Ulf Schirmer’s conducting of the Leipzig Gewandhaus Orchestra proved well-judged. Influences were apparent, Weber and Marschner especially but far from exclusively, but so, as in the staging, were hints – and sometimes rather more than hints – of what was to come. A phrase here or there might be ever so slightly underlined, or so I fancied, to alert one to a similarity with a phrase in Lohengrin, and indeed beyond. More importantly, the straining even at this stage towards through-composition was readily apparent, without entirely undermining the ‘number’ structure of this Romantic opera. Wagner without a great, or at least a very good, orchestra really is a waste of everyone’s time; the dark, ‘German’ sonorities of the Gewandhaus Orchestra suited Die Feen to a tee. What a relief it was to hear that this great orchestra’s traditions have not been traduced by ill-advised forays into pseudo-authenticity at the hands of the bewilderingly fêted Riccardo Chailly.

 






The cast was strong too. Early Wagner, like early Mozart or early Beethoven, does not take kindly to condescension; there was not a hint of that here. First among equals was Christiane Libor’s stunning Ada, her insane, Abscheulicher-squared aria fully realising Wagner’s Wilhelmine Schröder-Devrient-inspired vision. Arnold Bezuyen, quite understandably, tired a little at one point as Arindal, but otherwise impressed with a fine combination of heft and tone. Detlef Roth was everyone one might have hoped for as Morald, words and vocal line in properly Wagnerian, even musico-dramatic, tandem.

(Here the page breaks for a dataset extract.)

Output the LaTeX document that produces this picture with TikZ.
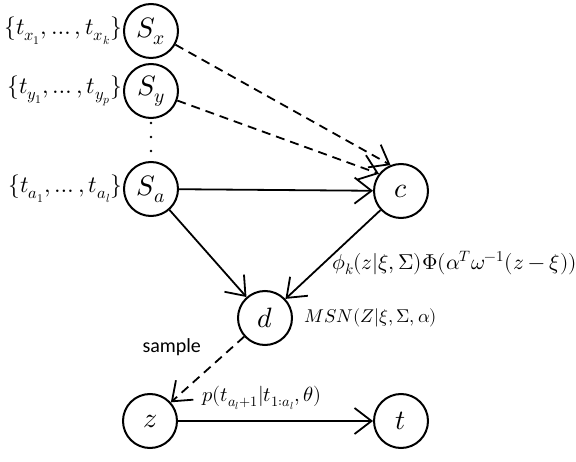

Jennifer Porto and Milcho Borovinov delighted as Drolla and Gunther, their buffa duet cut in the COG concert performance yet triumphantly vindicated by its inclusion here, even though one could readily tell that it marked for Wagner more or less the end of a line, give or take a Liebesverbot. Only Eun Yee You’s Lora was a little disappointed, outclassed by COG’s wonderful Elisabeth Meister; the voice simply did not seem big enough and tuning was more than occasionally awry. Choral singing was of a consistently high standard throughout, as was direction of the chorus on stage.

 
London desperately needs a first-class performance of this wonderful work. If none of our companies can marshal the resources for a new production – and frankly, it is a matter of priorities; there is no reason why it should not be done – then I strongly urge bringing this staging here. Let us hope, also, for a DVD release. In the meantime, if at all possible, a visit to Leipzig approaches the mandatory for anyone with an interest in Wagner.